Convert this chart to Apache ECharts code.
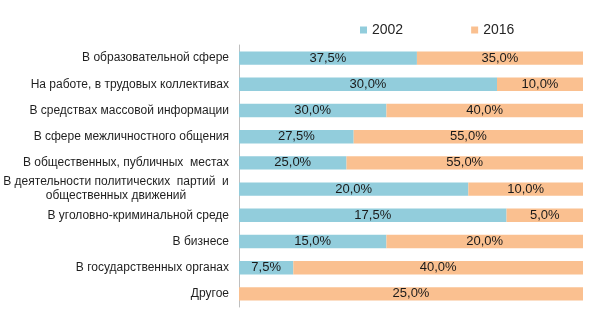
<!DOCTYPE html>
<html>
<head>
<meta charset="utf-8">
<script src="https://cdn.jsdelivr.net/npm/echarts@6/dist/echarts.min.js"></script>
<style>
  html, body { margin: 0; padding: 0; background: #fff; }
  #chart { width: 600px; height: 323px; }
</style>
</head>
<body>
<div id="chart"></div>
<script>
// Areas where the phenomenon shows up, survey shares by year
const categories = [
  'В образовательной сфере',
  'На работе, в трудовых коллективах',
  'В средствах массовой информации',
  'В сфере межличностного общения',
  'В общественных, публичных  местах',
  'В деятельности политических  партий  и\nобщественных движений',
  'В уголовно-криминальной среде',
  'В бизнесе',
  'В государственных органах',
  'Другое'
];
const years = ['2002', '2016'];
const values2002 = [37.5, 30.0, 30.0, 27.5, 25.0, 20.0, 17.5, 15.0, 7.5, null];
const values2016 = [35.0, 10.0, 40.0, 55.0, 55.0, 10.0, 5.0, 20.0, 40.0, 25.0];
const colors = ['#92CDDC', '#FAC090'];

// Each bar is stretched to full width: a segment's length is its share of the row total.
function shares(own) {
  return own.map((v, i) => {
    if (v == null) return { value: null, raw: null };
    const total = (values2002[i] || 0) + (values2016[i] || 0);
    return { value: v / total * 100, raw: v };
  });
}

const fmt = p => p.data.raw == null ? '' : p.data.raw.toFixed(1).replace('.', ',') + '%';

const chart = echarts.init(document.getElementById('chart'), null, { renderer: 'canvas' });
chart.setOption({
  animation: false,
  textStyle: { fontFamily: 'Liberation Sans, Arial, sans-serif' },
  legend: {
    data: years,
    left: 355,
    top: 18,
    icon: 'rect',
    itemWidth: 7,
    itemHeight: 7,
    itemGap: 68,
    textStyle: { fontSize: 14, color: '#262626' }
  },
  grid: { left: 238, right: 17, top: 45, bottom: 16, containLabel: false },
  xAxis: {
    type: 'value',
    min: 0,
    max: 100,
    show: false
  },
  yAxis: {
    type: 'category',
    inverse: true,
    data: categories,
    axisLine: { lineStyle: { color: '#BFBFBF', width: 1 } },
    axisTick: { show: false },
    axisLabel: {
      margin: 10,
      fontSize: 12,
      color: '#1f1f1f',
      lineHeight: 14,
      formatter: v => {
        if (v.indexOf('\n') >= 0) {
          return v.split('\n').map(s => '{ml|' + s + '}').join('\n');
        }
        return v;
      },
      rich: {
        ml: { width: 226, align: 'center', fontSize: 12, color: '#1f1f1f', lineHeight: 14 }
      }
    }
  },
  series: [
    {
      name: years[0],
      type: 'bar',
      stack: 'total',
      barCategoryGap: '49%',
      itemStyle: { color: colors[0] },
      label: { show: true, position: 'inside', fontSize: 13, color: '#1a1a1a', formatter: fmt },
      data: shares(values2002)
    },
    {
      name: years[1],
      type: 'bar',
      stack: 'total',
      barCategoryGap: '49%',
      itemStyle: { color: colors[1] },
      label: { show: true, position: 'inside', fontSize: 13, color: '#1a1a1a', formatter: fmt },
      data: shares(values2016)
    }
  ]
});
</script>
</body>
</html>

=-=-=-=-=

— Problem description —
Restate exactly, please, only the lines between the start of the data and the line containing "const fmt = p", both ends included, skipping the pictures.

— Written reply —
Convert this chart to Apache ECharts code.
<!DOCTYPE html>
<html>
<head>
<meta charset="utf-8">
<script src="https://cdn.jsdelivr.net/npm/echarts@6/dist/echarts.min.js"></script>
<style>
  html, body { margin: 0; padding: 0; background: #fff; }
  #chart { width: 600px; height: 323px; }
</style>
</head>
<body>
<div id="chart"></div>
<script>
// Areas where the phenomenon shows up, survey shares by year
const categories = [
  'В образовательной сфере',
  'На работе, в трудовых коллективах',
  'В средствах массовой информации',
  'В сфере межличностного общения',
  'В общественных, публичных  местах',
  'В деятельности политических  партий  и\nобщественных движений',
  'В уголовно-криминальной среде',
  'В бизнесе',
  'В государственных органах',
  'Другое'
];
const years = ['2002', '2016'];
const values2002 = [37.5, 30.0, 30.0, 27.5, 25.0, 20.0, 17.5, 15.0, 7.5, null];
const values2016 = [35.0, 10.0, 40.0, 55.0, 55.0, 10.0, 5.0, 20.0, 40.0, 25.0];
const colors = ['#92CDDC', '#FAC090'];

// Each bar is stretched to full width: a segment's length is its share of the row total.
function shares(own) {
  return own.map((v, i) => {
    if (v == null) return { value: null, raw: null };
    const total = (values2002[i] || 0) + (values2016[i] || 0);
    return { value: v / total * 100, raw: v };
  });
}

const fmt = p => p.data.raw == null ? '' : p.data.raw.toFixed(1).replace('.', ',') + '%';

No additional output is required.